(Code that draws figures)
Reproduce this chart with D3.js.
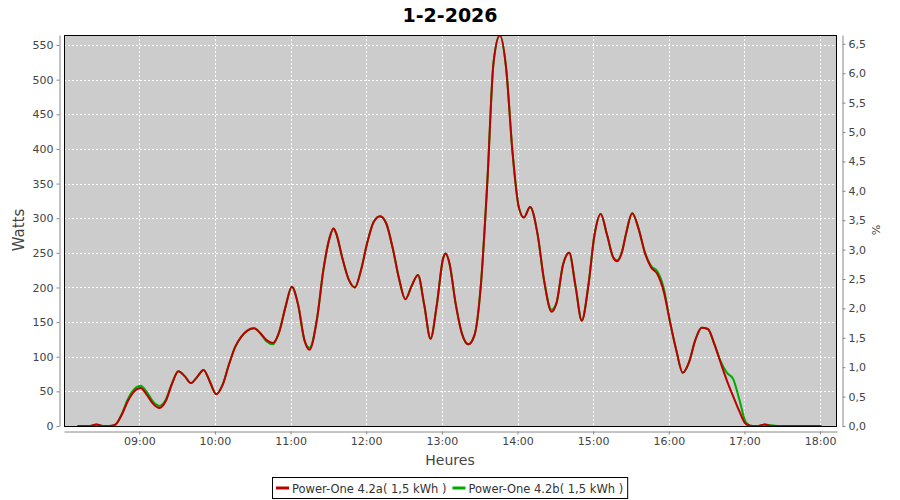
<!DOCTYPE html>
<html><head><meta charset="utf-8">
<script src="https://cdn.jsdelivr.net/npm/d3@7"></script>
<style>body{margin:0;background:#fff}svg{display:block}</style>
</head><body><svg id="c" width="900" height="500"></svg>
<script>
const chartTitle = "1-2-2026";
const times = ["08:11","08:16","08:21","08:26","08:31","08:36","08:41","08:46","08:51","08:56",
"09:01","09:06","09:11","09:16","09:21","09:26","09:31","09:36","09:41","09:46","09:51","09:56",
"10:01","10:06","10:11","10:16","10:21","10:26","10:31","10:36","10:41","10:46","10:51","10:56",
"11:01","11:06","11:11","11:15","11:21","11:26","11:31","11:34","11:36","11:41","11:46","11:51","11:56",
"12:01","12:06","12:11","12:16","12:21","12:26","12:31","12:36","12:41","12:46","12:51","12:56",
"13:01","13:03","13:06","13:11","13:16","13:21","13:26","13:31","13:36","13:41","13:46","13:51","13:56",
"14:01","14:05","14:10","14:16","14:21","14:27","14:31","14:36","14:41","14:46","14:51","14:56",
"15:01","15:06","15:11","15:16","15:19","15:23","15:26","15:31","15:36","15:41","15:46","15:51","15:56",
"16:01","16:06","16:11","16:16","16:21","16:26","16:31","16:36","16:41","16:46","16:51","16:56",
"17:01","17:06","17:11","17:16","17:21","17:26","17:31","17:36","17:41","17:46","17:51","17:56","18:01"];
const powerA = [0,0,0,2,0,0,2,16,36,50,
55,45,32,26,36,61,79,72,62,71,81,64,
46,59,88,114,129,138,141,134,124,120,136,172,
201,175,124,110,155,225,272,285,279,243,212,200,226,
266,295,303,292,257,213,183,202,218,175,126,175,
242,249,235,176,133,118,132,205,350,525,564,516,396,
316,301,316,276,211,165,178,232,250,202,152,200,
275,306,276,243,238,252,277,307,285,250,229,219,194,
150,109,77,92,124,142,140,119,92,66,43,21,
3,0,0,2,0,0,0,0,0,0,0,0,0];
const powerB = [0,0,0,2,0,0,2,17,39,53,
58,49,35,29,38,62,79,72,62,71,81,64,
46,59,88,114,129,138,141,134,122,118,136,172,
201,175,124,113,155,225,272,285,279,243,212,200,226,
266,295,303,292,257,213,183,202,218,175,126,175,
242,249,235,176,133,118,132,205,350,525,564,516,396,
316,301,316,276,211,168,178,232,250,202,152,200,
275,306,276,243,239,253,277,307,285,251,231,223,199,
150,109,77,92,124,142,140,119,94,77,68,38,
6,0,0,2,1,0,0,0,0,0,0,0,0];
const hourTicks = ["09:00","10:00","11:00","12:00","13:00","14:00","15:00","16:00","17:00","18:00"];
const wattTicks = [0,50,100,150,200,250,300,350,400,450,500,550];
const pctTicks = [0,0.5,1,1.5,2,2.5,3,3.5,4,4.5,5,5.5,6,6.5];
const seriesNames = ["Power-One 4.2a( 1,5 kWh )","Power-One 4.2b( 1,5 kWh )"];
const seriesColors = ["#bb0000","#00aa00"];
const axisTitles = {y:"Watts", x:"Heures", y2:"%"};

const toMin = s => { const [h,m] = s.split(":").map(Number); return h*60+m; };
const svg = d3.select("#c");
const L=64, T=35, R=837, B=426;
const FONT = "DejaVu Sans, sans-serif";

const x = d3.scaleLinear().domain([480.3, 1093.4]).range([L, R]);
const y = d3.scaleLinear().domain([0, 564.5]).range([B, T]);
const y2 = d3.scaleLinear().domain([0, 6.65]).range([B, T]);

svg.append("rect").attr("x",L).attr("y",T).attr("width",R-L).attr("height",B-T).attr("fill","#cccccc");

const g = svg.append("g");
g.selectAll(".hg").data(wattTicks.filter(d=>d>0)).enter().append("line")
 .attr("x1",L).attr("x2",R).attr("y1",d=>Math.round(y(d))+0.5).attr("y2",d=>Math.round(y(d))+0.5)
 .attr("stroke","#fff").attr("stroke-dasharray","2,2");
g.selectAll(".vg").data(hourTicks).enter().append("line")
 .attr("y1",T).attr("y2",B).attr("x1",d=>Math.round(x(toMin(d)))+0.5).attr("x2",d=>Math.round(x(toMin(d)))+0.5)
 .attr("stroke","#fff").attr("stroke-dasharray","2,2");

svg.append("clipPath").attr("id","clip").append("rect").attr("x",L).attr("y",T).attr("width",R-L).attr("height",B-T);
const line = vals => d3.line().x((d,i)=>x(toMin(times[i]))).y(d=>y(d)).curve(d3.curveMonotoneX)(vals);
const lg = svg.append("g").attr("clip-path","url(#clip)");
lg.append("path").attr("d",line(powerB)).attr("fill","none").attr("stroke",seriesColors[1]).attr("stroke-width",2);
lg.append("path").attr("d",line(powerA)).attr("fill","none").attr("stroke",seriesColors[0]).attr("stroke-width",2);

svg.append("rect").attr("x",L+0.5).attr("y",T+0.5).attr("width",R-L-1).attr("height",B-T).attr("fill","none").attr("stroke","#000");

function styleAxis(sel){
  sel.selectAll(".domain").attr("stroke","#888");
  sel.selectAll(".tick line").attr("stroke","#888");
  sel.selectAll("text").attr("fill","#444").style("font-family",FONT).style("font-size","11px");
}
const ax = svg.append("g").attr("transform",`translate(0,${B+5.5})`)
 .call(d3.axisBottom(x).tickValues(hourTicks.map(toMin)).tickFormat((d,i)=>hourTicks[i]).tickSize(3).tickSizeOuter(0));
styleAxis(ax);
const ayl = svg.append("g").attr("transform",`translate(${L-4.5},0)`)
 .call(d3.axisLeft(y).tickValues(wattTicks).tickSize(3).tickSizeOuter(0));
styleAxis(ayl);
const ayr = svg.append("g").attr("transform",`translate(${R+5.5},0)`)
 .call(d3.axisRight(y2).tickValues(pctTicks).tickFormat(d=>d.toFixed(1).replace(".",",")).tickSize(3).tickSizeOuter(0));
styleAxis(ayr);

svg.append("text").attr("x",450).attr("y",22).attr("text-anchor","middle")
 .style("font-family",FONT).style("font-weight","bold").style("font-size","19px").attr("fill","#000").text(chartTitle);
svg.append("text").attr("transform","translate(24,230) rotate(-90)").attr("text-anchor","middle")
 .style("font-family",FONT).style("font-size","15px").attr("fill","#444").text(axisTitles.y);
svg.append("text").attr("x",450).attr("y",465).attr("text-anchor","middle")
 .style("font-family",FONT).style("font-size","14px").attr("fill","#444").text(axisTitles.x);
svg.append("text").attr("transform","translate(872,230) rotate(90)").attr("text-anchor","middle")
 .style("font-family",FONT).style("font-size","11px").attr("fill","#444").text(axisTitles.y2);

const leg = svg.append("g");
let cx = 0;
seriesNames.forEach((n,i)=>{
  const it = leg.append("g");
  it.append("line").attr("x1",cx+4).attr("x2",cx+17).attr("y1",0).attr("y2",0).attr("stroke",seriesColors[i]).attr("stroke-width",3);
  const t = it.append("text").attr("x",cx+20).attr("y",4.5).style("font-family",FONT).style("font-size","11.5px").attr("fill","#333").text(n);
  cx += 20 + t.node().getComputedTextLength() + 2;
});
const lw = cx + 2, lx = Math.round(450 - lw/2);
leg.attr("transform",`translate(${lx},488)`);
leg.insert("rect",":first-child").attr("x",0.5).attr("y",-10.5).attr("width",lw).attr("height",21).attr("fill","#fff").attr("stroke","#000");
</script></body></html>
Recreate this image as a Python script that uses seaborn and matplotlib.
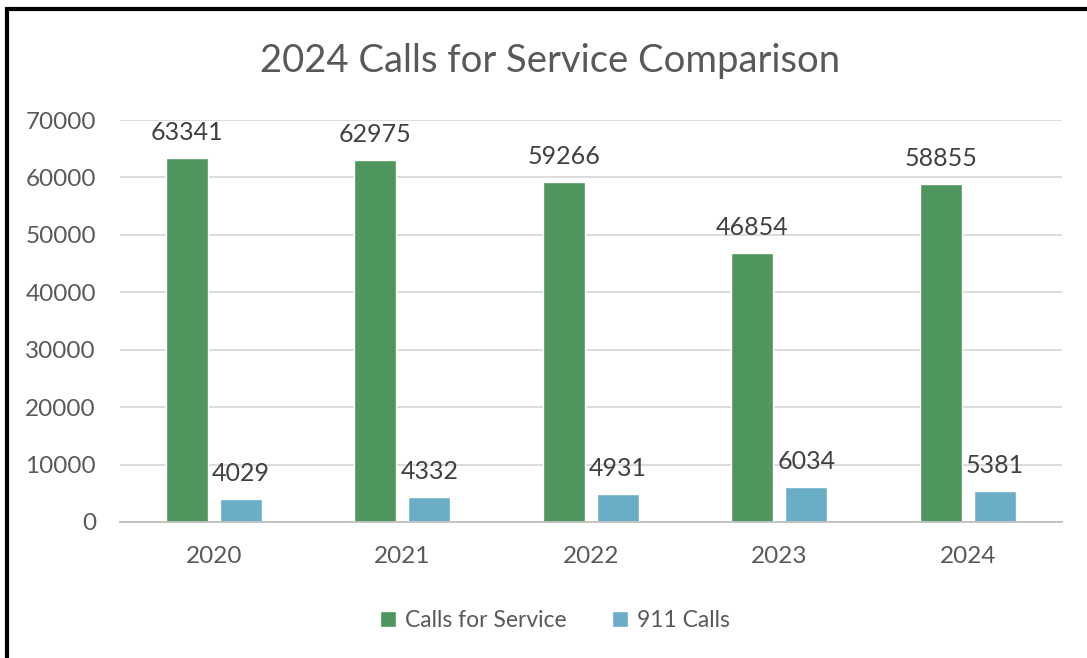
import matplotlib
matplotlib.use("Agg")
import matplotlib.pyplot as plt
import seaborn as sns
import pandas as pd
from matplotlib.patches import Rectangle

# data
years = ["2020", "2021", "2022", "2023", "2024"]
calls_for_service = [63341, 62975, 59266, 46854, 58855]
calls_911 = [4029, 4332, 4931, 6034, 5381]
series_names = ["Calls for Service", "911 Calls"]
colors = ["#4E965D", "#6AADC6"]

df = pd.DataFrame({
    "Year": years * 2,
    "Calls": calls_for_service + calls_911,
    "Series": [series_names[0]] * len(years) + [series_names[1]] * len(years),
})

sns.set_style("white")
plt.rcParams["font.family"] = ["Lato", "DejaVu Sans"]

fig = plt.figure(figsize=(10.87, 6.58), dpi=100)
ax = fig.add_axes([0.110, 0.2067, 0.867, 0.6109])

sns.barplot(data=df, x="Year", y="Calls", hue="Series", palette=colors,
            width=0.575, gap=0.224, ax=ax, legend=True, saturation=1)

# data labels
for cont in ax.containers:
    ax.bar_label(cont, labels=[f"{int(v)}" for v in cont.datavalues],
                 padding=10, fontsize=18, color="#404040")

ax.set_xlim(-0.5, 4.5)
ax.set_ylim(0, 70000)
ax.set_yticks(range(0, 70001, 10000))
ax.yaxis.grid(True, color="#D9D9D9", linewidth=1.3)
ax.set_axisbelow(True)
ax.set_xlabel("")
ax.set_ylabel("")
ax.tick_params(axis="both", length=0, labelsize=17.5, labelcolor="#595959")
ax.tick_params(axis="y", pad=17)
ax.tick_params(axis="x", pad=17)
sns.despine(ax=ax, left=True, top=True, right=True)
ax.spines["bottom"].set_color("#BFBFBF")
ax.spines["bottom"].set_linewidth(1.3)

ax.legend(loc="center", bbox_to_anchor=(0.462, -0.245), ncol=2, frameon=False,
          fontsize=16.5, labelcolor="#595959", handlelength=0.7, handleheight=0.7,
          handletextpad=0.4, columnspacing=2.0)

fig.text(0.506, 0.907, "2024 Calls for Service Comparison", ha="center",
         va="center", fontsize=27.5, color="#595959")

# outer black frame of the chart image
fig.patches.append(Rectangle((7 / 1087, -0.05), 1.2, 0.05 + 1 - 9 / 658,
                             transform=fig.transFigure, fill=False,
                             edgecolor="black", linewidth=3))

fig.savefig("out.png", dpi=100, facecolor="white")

What to work on: Repeat exactly, and only, the entries from the line with "Recreate this image" through the line with "width=0.575, gap=0.224, ax=ax, legend=True, saturation=1)". Pictures are skipped.

Complete answer:
Recreate this image as a Python script that uses seaborn and matplotlib.
import matplotlib
matplotlib.use("Agg")
import matplotlib.pyplot as plt
import seaborn as sns
import pandas as pd
from matplotlib.patches import Rectangle

# data
years = ["2020", "2021", "2022", "2023", "2024"]
calls_for_service = [63341, 62975, 59266, 46854, 58855]
calls_911 = [4029, 4332, 4931, 6034, 5381]
series_names = ["Calls for Service", "911 Calls"]
colors = ["#4E965D", "#6AADC6"]

df = pd.DataFrame({
    "Year": years * 2,
    "Calls": calls_for_service + calls_911,
    "Series": [series_names[0]] * len(years) + [series_names[1]] * len(years),
})

sns.set_style("white")
plt.rcParams["font.family"] = ["Lato", "DejaVu Sans"]

fig = plt.figure(figsize=(10.87, 6.58), dpi=100)
ax = fig.add_axes([0.110, 0.2067, 0.867, 0.6109])

sns.barplot(data=df, x="Year", y="Calls", hue="Series", palette=colors,
            width=0.575, gap=0.224, ax=ax, legend=True, saturation=1)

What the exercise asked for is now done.